『忍びの家』海外ヒットの理由は”Ninja”にあり? 日米共作で生まれた新しい忍者像
賀来賢人が主演・共同エグゼクティブプロデューサー・原案を務めたNetflixシリーズ『忍びの家 House of Ninjas』が、Netflixの非英語TVシリーズランキングで1位を獲得するなど、海外でも話題を呼んでいる。
このヒットの要因は、なんといっても題材が「忍者」であることが大きいだろう。忍者は今や、「Ninja」としてグローバルに通用する単語であり、本家の日本で制作したという点が海外のオーディエンスにとって魅力となっているのは間違いない。
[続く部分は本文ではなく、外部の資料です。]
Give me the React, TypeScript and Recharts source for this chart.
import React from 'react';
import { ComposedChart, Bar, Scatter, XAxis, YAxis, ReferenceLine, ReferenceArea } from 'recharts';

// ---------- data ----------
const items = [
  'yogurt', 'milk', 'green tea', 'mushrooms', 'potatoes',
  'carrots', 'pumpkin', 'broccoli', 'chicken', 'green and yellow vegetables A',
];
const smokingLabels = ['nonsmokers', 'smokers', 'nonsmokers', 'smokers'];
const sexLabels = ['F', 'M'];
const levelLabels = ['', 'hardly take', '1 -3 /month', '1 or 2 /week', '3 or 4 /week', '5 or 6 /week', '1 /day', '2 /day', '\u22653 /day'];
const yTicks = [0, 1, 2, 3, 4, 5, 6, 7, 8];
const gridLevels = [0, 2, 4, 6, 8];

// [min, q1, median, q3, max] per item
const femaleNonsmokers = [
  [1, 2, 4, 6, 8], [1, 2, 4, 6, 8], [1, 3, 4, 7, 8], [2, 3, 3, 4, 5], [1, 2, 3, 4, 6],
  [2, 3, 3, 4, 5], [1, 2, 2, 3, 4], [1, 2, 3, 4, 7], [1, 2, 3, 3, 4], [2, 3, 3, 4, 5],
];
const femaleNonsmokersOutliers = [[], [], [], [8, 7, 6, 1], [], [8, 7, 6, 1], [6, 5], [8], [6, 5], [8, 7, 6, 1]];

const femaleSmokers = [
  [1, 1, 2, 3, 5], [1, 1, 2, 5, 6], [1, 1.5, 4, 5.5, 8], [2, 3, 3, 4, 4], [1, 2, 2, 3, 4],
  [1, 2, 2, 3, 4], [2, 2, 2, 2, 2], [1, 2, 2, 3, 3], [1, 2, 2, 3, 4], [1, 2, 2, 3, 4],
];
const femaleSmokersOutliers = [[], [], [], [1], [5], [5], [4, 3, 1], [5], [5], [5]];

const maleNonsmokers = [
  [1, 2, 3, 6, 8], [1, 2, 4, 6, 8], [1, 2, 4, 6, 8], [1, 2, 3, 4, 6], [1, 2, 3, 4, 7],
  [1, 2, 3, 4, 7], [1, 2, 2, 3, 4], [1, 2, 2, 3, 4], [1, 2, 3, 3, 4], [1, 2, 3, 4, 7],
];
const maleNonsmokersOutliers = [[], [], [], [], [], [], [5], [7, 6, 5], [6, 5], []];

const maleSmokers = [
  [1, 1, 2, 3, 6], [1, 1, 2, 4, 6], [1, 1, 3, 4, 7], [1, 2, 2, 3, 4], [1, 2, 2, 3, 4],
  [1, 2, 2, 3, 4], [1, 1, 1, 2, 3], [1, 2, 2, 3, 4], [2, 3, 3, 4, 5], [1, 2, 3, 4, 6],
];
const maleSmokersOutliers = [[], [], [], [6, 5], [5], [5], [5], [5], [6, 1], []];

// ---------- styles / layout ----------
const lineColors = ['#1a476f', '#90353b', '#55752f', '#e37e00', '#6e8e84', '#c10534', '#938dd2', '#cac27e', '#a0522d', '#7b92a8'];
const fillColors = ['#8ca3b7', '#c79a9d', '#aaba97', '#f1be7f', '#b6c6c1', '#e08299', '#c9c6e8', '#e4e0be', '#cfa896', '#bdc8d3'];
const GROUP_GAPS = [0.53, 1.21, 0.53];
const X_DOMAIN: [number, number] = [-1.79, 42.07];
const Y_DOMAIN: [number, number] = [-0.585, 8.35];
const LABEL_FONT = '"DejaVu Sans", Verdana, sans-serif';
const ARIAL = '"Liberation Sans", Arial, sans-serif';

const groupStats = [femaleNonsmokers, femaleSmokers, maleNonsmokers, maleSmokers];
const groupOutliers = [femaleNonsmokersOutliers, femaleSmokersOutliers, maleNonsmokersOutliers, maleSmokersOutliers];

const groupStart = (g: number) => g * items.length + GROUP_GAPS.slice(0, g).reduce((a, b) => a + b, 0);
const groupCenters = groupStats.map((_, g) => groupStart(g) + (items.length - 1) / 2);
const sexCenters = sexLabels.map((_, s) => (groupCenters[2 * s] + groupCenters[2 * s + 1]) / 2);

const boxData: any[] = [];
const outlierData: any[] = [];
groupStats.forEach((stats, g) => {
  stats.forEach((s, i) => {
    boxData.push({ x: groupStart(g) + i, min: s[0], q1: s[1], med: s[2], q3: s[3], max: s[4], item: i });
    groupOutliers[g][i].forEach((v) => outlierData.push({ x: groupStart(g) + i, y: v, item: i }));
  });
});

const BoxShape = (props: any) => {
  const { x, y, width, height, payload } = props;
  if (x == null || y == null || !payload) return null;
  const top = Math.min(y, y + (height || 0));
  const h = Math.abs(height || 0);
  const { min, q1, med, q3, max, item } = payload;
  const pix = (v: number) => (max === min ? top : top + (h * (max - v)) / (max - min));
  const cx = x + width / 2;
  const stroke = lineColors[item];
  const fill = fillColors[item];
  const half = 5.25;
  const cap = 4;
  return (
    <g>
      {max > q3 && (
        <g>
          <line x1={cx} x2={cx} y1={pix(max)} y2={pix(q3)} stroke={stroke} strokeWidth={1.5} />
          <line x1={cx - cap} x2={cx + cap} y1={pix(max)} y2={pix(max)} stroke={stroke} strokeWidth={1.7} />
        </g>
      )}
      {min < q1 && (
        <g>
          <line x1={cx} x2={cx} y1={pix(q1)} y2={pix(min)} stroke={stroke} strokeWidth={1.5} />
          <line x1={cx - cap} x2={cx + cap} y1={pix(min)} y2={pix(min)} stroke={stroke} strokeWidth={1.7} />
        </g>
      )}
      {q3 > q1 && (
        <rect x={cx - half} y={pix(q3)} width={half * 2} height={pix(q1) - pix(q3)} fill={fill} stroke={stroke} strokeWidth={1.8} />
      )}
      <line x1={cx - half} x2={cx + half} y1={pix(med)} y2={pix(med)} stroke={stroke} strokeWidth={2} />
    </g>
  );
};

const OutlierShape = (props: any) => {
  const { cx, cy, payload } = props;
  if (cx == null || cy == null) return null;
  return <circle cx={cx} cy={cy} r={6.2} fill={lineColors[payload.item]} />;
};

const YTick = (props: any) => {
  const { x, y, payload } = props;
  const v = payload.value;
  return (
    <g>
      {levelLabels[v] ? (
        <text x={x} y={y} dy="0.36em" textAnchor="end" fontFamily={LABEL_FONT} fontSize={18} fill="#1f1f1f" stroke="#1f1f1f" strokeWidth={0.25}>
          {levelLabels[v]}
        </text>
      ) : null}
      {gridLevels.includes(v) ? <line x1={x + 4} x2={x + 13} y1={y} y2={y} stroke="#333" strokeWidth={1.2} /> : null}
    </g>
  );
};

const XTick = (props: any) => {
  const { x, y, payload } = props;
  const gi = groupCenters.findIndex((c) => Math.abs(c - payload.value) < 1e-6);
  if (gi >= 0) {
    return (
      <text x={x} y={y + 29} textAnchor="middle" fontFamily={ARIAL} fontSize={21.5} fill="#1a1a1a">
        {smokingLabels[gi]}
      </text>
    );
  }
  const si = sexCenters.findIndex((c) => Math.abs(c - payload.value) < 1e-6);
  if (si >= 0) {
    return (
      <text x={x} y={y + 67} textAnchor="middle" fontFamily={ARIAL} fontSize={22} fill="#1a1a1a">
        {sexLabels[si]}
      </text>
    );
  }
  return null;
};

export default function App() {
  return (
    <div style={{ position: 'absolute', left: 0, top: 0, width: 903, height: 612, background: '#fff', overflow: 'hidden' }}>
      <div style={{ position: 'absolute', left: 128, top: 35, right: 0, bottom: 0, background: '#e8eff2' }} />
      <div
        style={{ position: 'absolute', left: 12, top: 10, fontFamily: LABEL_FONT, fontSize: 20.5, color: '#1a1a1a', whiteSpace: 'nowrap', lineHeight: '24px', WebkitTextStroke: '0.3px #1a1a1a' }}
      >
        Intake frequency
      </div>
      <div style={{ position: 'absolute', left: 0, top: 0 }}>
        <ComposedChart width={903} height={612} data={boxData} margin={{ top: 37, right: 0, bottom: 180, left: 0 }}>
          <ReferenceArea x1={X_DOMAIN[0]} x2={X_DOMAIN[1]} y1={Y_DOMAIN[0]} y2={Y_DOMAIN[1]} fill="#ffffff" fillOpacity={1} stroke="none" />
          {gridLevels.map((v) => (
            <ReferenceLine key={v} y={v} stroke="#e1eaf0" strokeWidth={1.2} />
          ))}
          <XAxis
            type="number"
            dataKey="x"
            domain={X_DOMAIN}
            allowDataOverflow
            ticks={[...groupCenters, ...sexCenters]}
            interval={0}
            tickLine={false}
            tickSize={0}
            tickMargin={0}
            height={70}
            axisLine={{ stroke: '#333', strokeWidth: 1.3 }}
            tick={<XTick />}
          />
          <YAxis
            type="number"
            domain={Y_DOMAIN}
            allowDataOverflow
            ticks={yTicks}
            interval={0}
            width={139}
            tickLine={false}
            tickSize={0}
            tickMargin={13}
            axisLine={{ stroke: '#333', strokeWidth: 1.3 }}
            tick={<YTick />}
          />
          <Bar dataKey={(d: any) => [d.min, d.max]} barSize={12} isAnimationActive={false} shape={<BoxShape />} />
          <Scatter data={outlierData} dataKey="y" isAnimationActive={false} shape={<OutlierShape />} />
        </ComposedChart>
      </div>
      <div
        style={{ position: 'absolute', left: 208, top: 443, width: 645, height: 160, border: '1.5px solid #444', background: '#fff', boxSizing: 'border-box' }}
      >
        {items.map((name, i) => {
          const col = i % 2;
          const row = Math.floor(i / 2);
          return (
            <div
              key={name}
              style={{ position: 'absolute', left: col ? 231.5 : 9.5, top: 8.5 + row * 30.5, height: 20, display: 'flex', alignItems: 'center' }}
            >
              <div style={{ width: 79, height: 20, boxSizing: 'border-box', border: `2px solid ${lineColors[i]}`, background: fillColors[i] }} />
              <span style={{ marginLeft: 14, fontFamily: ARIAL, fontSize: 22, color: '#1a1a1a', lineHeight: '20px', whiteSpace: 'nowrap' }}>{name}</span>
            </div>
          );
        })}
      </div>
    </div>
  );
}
しかし、どうして忍者が「Ninja」として世界中に浸透しているのか、その歴史をきちんと知らない人も多いかもしれない。筆者は2000年代にLAに5年間暮らしていたことがあるが、「Ninja」という単語は日常的に耳にしていた。そして、その単語が意味するものは、もはや日本語の「忍者」とは異なる概念を持っていたように思う。
端的に言うと、「Ninja」は世界のサブカルシーンにおける共有財産のようなものであり、オリジナルの意味から独り歩きしてそのイメージが拡張されている。その歴史の積み重ねがあったからこそ『忍びの家』は大きな評判になっていると筆者は思う。
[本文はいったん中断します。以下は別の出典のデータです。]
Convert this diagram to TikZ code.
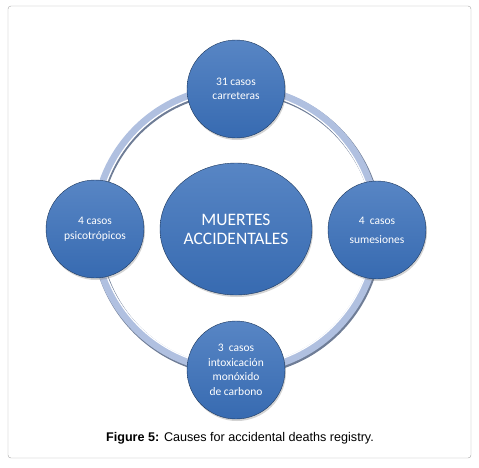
\documentclass[tikz,border=0pt]{standalone}
\usepackage{fontspec}
\setmainfont{Carlito}
\newfontfamily\capfont{Liberation Sans}
\usetikzlibrary{positioning,shapes.geometric,shadows}
\definecolor{ballblue}{HTML}{3A70BA}
\definecolor{ringblue}{HTML}{B0C0E0}
\definecolor{ringedge}{HTML}{6F7D96}
\tikzset{
  ball/.style={circle, minimum size=98pt, inner sep=0pt, align=center,
    top color=ballblue!85!white, bottom color=ballblue!95!black,
    draw=ballblue!50!black, thin, text=white,
    font=\fontsize{11.5}{14.5}\selectfont,
    drop shadow={opacity=0.35, shadow xshift=1pt, shadow yshift=-2pt}},
  hubball/.style={ball, ellipse, minimum width=152pt, minimum height=132pt,
    font=\fontsize{17.5}{19}\selectfont},
}
\begin{document}
\begin{tikzpicture}[x=1pt, y=-1pt]
    \useasboundingbox (0,0) rectangle (479,467);
    \draw[gray!70, rounded corners=3pt] (8,6) rectangle (471,458);
    % ring behind the balls
    \coordinate (hub) at (236,229);
    \draw[ringedge, line width=9pt] ([shift={(1,1.5)}]hub) circle (141pt);
    \draw[ringblue, line width=8pt] (hub) circle (141pt);
    \draw[white, line width=1.2pt] (hub) circle (137.5pt);
    \node[hubball] (centre) at (hub) {MUERTES\\ACCIDENTALES};
    \node[ball] (road) at (236,89) {31 casos\\carreteras};
    \node[ball] (drugs) at (95,229) {4 casos\\psicotrópicos};
    \node[ball, font=\fontsize{11.5}{19}\selectfont] (water) at (377,230) {4\ \ casos\\sumesiones};
    \node[ball] (gas) at (236,370) {3\ \ casos\\intoxicación\\monóxido\\de carbono};
    \node[font=\capfont\fontsize{12.6}{14}\selectfont] (caption) at (240,438)
        {\textbf{Figure 5:} Causes for accidental deaths registry.};
\end{tikzpicture}
\end{document}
もちろん、制作者たちの努力と研鑽は無視すべきではないが、「Ninja」の受容の歴史を抑えておくことも重要だ。ここでは、『忍びの家』グローバル市場での成功の背景要因となった「Ninja」概念について語ろうと思う。
Ninjaがヌンチャクを振り回した日
忍者がNinjaとなって、海外に広く知られるようになったのは、1980年代からだ。そのきっかけを作ったのは、ハリウッドで活躍した日本人俳優ショー・コスギである。ハリウッドでは当時、ブルース・リーの映画の大ヒットを受けアジアブームが起きていた。その流れで様々な映画が企画されたが、その中の一つに『燃えよNINJA』(1981年)があった。
コスギは当時、売れない役者でスタントマンとしてこの映画に参加することになったのだが、主演俳優がクビにされ、急遽フランコ・ネロが主演となり、コスギも敵役のハセガワ役に昇格することになったのだ。
コスギはハセガワ役のみならず、主役フランコ・ネロのスタントもこなした。忍者装束を着てしまえば中身は誰だかわからないので出来たことだが、急遽主役になったネロは、忍者のことも東洋の武道や体術を知らないために代役が必要で、それにはコスギが最適だったのだ。
忍者のことを知らないのはネロだけではなく、スタッフたちも同じだった。コスギはスタッフが忍者用の武器などを用意していると思っていたが、スタッフたちはロケ先のフィリピンで手に入るだろうというぐらいの感覚でいたそうで、そこで仕方なくコスギが訓練用に持参していたヌンチャクやトンファーを使うことになったのだとか。そこからヌンチャクを振り回すNinja像が誕生したのだと、筆者のインタビューで語ってくれた。(※1)
Ninjaとは「すごい人」という意味になっている
そんな、結構いい加減な作りの『燃えよニンジャ』だが、これが大ヒットしてしまい、しかもハセガワは主役のネロを食ってしまう鮮烈な印象を残した。ここから欧米社会に奇妙なNinja像が拡散してゆき、『ミュータント・ニンジャ・タートルズ』や『G.I.ジョー』に出てくるスネークアイズなどサブカルチャーの世界で多大な影響を与えるものとなった。
なにゆえ、Ninjaはこれだけ広く欧米人の心を捉えたのかと、筆者は上記で紹介したインタビューで聞いた。コスギいわく、「全身黒装束で見えるのが目だけなのが印象的で、摩訶不思議な忍術とミステリアスな存在感が神秘的に感じられたのでは」と語っていた。
また、日本で忍者といえば影の暗殺者のようなダークなイメージだったが、コスギはアメリカの観客向けにそれをスーパーヒーローのイメージに変えていったのだという。『007』にインスパイアされて秘密道具のような武器を開発して、ミステリアスでクールな武器を使いこなすヒーローというイメージを作り上げたのだ。
そのようなスーパーヒーロー的なイメージがどんどん拡散していった結果か、英語の辞書サイトには、Ninjaの意味として「特定の分野や活動の専門家または高度な技能を持つ人」と2番目の意味として書かれている。(※2)つまり、単純に「すごい人」という意味で使われる単語になっているのだ。